Unit 3
Vector Space Structure

Introduction

Previous units of this course presented evidence that deep connections exist between systems of linear equations and geometrical structures, such as subspaces of a vector space. In exploring these connections, you will find that the vector space Rⁿ is very important, since it is the standard model for an n-dimensional vector space. That is, any n-dimensional vector space is isomorphic to Rⁿ.

Reviewing briefly, if Ax = b is a system of m equations in n unknowns, then each of the n unknowns can be taken as a Cartesian co-ordinate in Rⁿ; hence, each of the m equations defines an (n − 1)-dimensional hyperplane in Rⁿ. The solution set for the entire system of equations, if it exists, is the intersection of these m hyperplanes. We saw in Unit 2 that the solution set is not a subspace unless the system of equations is homogeneous, and the i-th hyperplane, defined by a_i1x₁ + … + a_inx_n = b_i, is not a subspace unless b_i = 0.

On the other hand, if a set S of vectors in Rⁿ is given, then the set lin(S) of all possible linear combinations of elements of S is a subspace, called the subspace spanned by S. Furthermore, if the vectors in S are linearly independent, then S is called a basis for the subspace lin(S).

We begin this unit by discussing the fact that any system of m linear equations in n unknowns defines a subspace of Rⁿ, and a related subspace of R^m, significant for a deeper understanding of these equations. We then study a method for construction of a basis for any vector space, and finally, we consider how a basis of a vector space may be used to introduce co-ordinates in that space, and how these co-ordinates change if the basis is changed. [It is the fact that n independent co-ordinates can be introduced in any n-dimensional vector space that gives the isomorphism to Rⁿ. That is, the co-ordinates of a vector v in an n-dimensional vector space V, with respect to a given basis of V, are just an n-tuple of real numbers, hence a vector in Rⁿ.]
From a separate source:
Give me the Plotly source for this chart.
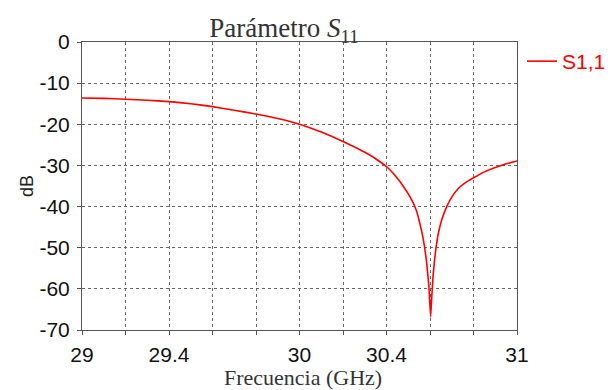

The textbook introduces the concept of an inner product space. Just as the general vector spaces you studied in Unit 2 are generalizations of Euclidean n-space, so an inner product space is a vector space with a vector product that is a generalization of the Euclidean dot product. We will not study more general inner product spaces in this course, but restrict considerations to vector spaces with the Euclidean inner (dot) product. The inner product notation will be used, however, so that if u and v are vectors in a vector space V, then we will write <u, v> as well as u · v to indicate the dot product.

Objectives

After completing this unit you should be able to

1. define and compute the “orthogonal complement” of a subspace of a vector space.
2. compute the row space and null space of a matrix, and describe the relationship between these two spaces.
3. define the terms “orthogonal” and “orthonormal,” and determine whether a given basis or a given set of vectors is orthonormal.
4. use the Gram-Schmidt process to construct an orthonormal basis in any finite dimensional vector space.
5. find the “least squares” solution for systems of inconsistent linear equations.
6. define the “change of basis problem,” and find the transition matrix linking two different bases.